Calculates an approximate distance matrix while measuring as few actual distances as possible.
Here's the scenario:
The distance d between each pair of objects (points or nodes) must be estimated
Each distance can be obtained exactly, but it's very expensive
The "distance" is a proper metric
This code uses metric properties to minimize the number of exact measurements
while guaranteeing that every distance is known within some tolerance
I think method needs two inputs besides the points and distance function:
1) tolerance
2) how the tolerance is to be applied
Each pair of points will have an upper and lower distance bound
say lo <= d(A,B) <= hi
The obvious way to use the tolerance are to iterate until
criteria(A,B) := (hi-lo)/Z < tol
where Z could be chosen different ways
edgewise: Z = hi
globally: Z = longest measured known edge
safe globally: Z = lower bound on longest actual edge (largest lo value)
If the distance from A-B has been calculated, criteria(A,B) = 0
I suggest that whichever pair has the largest criteria
should have their distance calculated next
Each pair should have an upper and a lower bound
These go out of date as new edges are measured
Here's how the bounds are updated
Say we know ABlo <= AB = <= ABhi (notation generalizes)
Say that CD has just been measured or its bounds have been modified
-
ABlo update
If CD is long ("forcing" AB apart)
CD <= CA + AB + BD AB >= CD - AC - BD >= CDlo - AChi - BDhi So ABlo can be updated if this quantity is larger than current value (likewise with C and D reversed)
If CD is short (possibly helping some other long edge to push A,B apart)

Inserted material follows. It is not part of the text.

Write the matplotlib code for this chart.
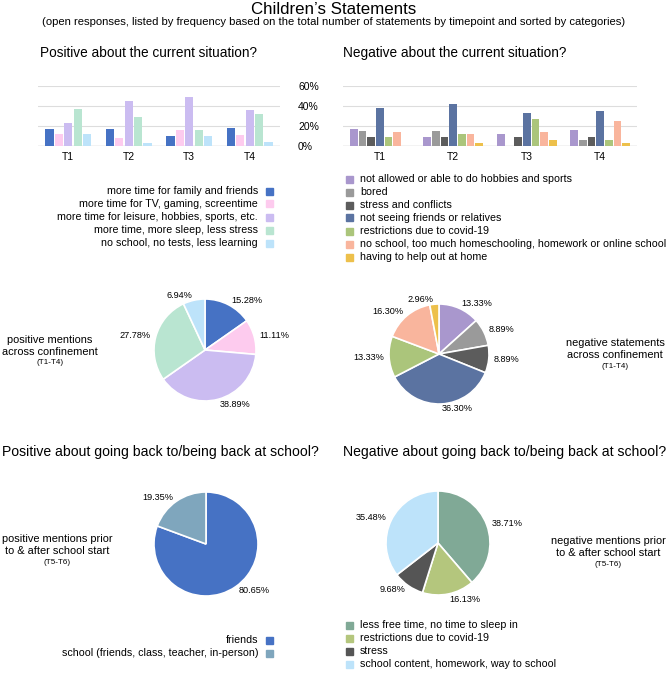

CAlo <= CA <= CD + DB + BA <= CD + DBhi + BA AB >= CAlo - CD - DBhi >= CAlo - CDhi - DBhi So ABlo can be updated if this quantity is larger than current value (likewise with C and D reversed)
-
ABhi update
AB <= AC + CD + BD
<= AChi + CDhi + BDhi
So ABhi can be updated if this quantity is smaller than current value
(likewise with C and D reversed)